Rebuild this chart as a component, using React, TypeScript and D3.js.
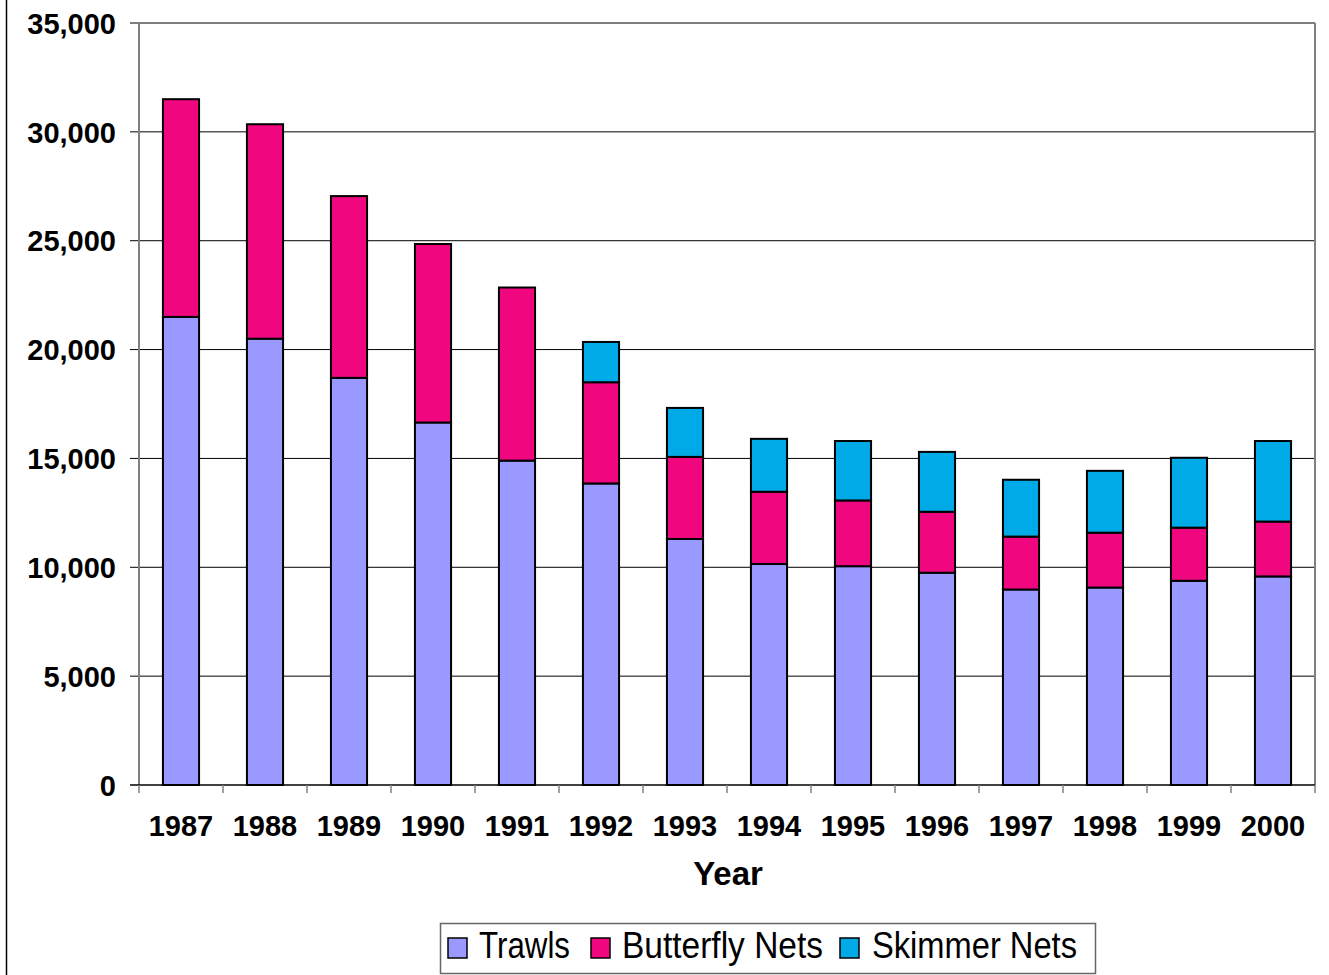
import React from "react";
import * as d3 from "d3";

const years = ["1987","1988","1989","1990","1991","1992","1993","1994","1995","1996","1997","1998","1999","2000"];
const trawls = [21500,20500,18700,16650,14900,13850,11300,10150,10050,9750,8980,9070,9380,9580];
const butterfly = [10000,9850,8350,8200,7950,4650,3770,3320,3020,2800,2430,2520,2440,2520];
const skimmer = [0,0,0,0,0,1850,2250,2430,2730,2750,2610,2840,3210,3700];
const seriesNames = ["Trawls","Butterfly Nets","Skimmer Nets"];
const seriesColors = ["#9999FF","#F0077F","#00AAE6"];
const yTicks = [0,5000,10000,15000,20000,25000,30000,35000];

export default function App() {
  const W = 1329, H = 975;
  const left = 139, right = 1315, top = 23, bottom = 785;
  const x = d3.scaleBand().domain(years).range([left, right]).paddingInner(0.57).paddingOuter(0.285);
  const y = d3.scaleLinear().domain([0, 35000]).range([bottom, top]);
  const fmt = d3.format(",");
  const rows = years.map((yr, i) => ({ year: yr, Trawls: trawls[i], "Butterfly Nets": butterfly[i], "Skimmer Nets": skimmer[i] }));
  const stacked = d3.stack<any>().keys(seriesNames)(rows);
  const step = (right - left) / years.length;
  const font = "'Liberation Sans', Arial, sans-serif";
  const legendItems = [
    { x: 448, tx: 479, tl: 91 },
    { x: 591, tx: 622, tl: 201 },
    { x: 840, tx: 872, tl: 205 },
  ];
  return (
    <svg width={W} height={H} style={{ position: "absolute", left: 0, top: 0, background: "#fff" }} fontFamily={font}>
      <line x1={6.5} y1={0} x2={6.5} y2={H} stroke="#000" strokeWidth={1.5} />
      {yTicks.map(t => (
        <g key={t}>
          {t > 0 && <line x1={left - 9} x2={right} y1={y(t)} y2={y(t)} stroke="#000" strokeWidth={1} />}
          <text x={116} y={y(t)} dy="0.37em" textAnchor="end" fontSize={29} fontWeight="bold" fill="#000">{fmt(t)}</text>
        </g>
      ))}
      <line x1={left} x2={left} y1={top} y2={bottom} stroke="#808080" strokeWidth={2} />
      <line x1={right} x2={right} y1={top} y2={bottom} stroke="#808080" strokeWidth={2} />
      {stacked.map((s, si) => (
        <g key={si}>
          {s.map((d, i) => d[1] - d[0] > 0 ? (
            <rect key={i} x={x(years[i])!} width={x.bandwidth()} y={y(d[1])} height={y(d[0]) - y(d[1])}
              fill={seriesColors[si]} stroke="#000" strokeWidth={2} />
          ) : null)}
        </g>
      ))}
      <line x1={left - 9} x2={right} y1={bottom} y2={bottom} stroke="#000" strokeWidth={1.5} />
      {d3.range(years.length + 1).map(i => (
        <line key={i} x1={left + i * step} x2={left + i * step} y1={bottom} y2={bottom + 8} stroke="#808080" strokeWidth={1.5} />
      ))}
      {years.map(yr => (
        <text key={yr} x={x(yr)! + x.bandwidth() / 2} y={836} textAnchor="middle" fontSize={29} fontWeight="bold" fill="#000">{yr}</text>
      ))}
      <text x={728} y={885} textAnchor="middle" fontSize={33} fontWeight="bold" fill="#000">Year</text>
      <rect x={440.5} y={923.5} width={655} height={50} fill="#fff" stroke="#666" strokeWidth={1.5} />
      {seriesNames.map((n, i) => (
        <g key={n}>
          <rect x={legendItems[i].x} y={938} width={19} height={20} fill={seriesColors[i]} stroke="#000" strokeWidth={1.5} />
          <text x={legendItems[i].tx} y={958} fontSize={37} fill="#000" textLength={legendItems[i].tl} lengthAdjust="spacingAndGlyphs">{n}</text>
        </g>
      ))}
    </svg>
  );
}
=-=-=
Repeat the lines above exactly, and keep every picture out.

## EXERCISE OUTPUT
Rebuild this chart as a component, using React, TypeScript and D3.js.
import React from "react";
import * as d3 from "d3";

const years = ["1987","1988","1989","1990","1991","1992","1993","1994","1995","1996","1997","1998","1999","2000"];
const trawls = [21500,20500,18700,16650,14900,13850,11300,10150,10050,9750,8980,9070,9380,9580];
const butterfly = [10000,9850,8350,8200,7950,4650,3770,3320,3020,2800,2430,2520,2440,2520];
const skimmer = [0,0,0,0,0,1850,2250,2430,2730,2750,2610,2840,3210,3700];
const seriesNames = ["Trawls","Butterfly Nets","Skimmer Nets"];
const seriesColors = ["#9999FF","#F0077F","#00AAE6"];
const yTicks = [0,5000,10000,15000,20000,25000,30000,35000];

export default function App() {
  const W = 1329, H = 975;
  const left = 139, right = 1315, top = 23, bottom = 785;
  const x = d3.scaleBand().domain(years).range([left, right]).paddingInner(0.57).paddingOuter(0.285);
  const y = d3.scaleLinear().domain([0, 35000]).range([bottom, top]);
  const fmt = d3.format(",");
  const rows = years.map((yr, i) => ({ year: yr, Trawls: trawls[i], "Butterfly Nets": butterfly[i], "Skimmer Nets": skimmer[i] }));
  const stacked = d3.stack<any>().keys(seriesNames)(rows);
  const step = (right - left) / years.length;
  const font = "'Liberation Sans', Arial, sans-serif";
  const legendItems = [
    { x: 448, tx: 479, tl: 91 },
    { x: 591, tx: 622, tl: 201 },
    { x: 840, tx: 872, tl: 205 },
  ];
  return (
    <svg width={W} height={H} style={{ position: "absolute", left: 0, top: 0, background: "#fff" }} fontFamily={font}>
      <line x1={6.5} y1={0} x2={6.5} y2={H} stroke="#000" strokeWidth={1.5} />
      {yTicks.map(t => (
        <g key={t}>
          {t > 0 && <line x1={left - 9} x2={right} y1={y(t)} y2={y(t)} stroke="#000" strokeWidth={1} />}
          <text x={116} y={y(t)} dy="0.37em" textAnchor="end" fontSize={29} fontWeight="bold" fill="#000">{fmt(t)}</text>
        </g>
      ))}
      <line x1={left} x2={left} y1={top} y2={bottom} stroke="#808080" strokeWidth={2} />
      <line x1={right} x2={right} y1={top} y2={bottom} stroke="#808080" strokeWidth={2} />
      {stacked.map((s, si) => (
        <g key={si}>
          {s.map((d, i) => d[1] - d[0] > 0 ? (
            <rect key={i} x={x(years[i])!} width={x.bandwidth()} y={y(d[1])} height={y(d[0]) - y(d[1])}
              fill={seriesColors[si]} stroke="#000" strokeWidth={2} />
          ) : null)}
        </g>
      ))}
      <line x1={left - 9} x2={right} y1={bottom} y2={bottom} stroke="#000" strokeWidth={1.5} />
      {d3.range(years.length + 1).map(i => (
        <line key={i} x1={left + i * step} x2={left + i * step} y1={bottom} y2={bottom + 8} stroke="#808080" strokeWidth={1.5} />
      ))}
      {years.map(yr => (
        <text key={yr} x={x(yr)! + x.bandwidth() / 2} y={836} textAnchor="middle" fontSize={29} fontWeight="bold" fill="#000">{yr}</text>
      ))}
      <text x={728} y={885} textAnchor="middle" fontSize={33} fontWeight="bold" fill="#000">Year</text>
      <rect x={440.5} y={923.5} width={655} height={50} fill="#fff" stroke="#666" strokeWidth={1.5} />
      {seriesNames.map((n, i) => (
        <g key={n}>
          <rect x={legendItems[i].x} y={938} width={19} height={20} fill={seriesColors[i]} stroke="#000" strokeWidth={1.5} />
          <text x={legendItems[i].tx} y={958} fontSize={37} fill="#000" textLength={legendItems[i].tl} lengthAdjust="spacingAndGlyphs">{n}</text>
        </g>
      ))}
    </svg>
  );
}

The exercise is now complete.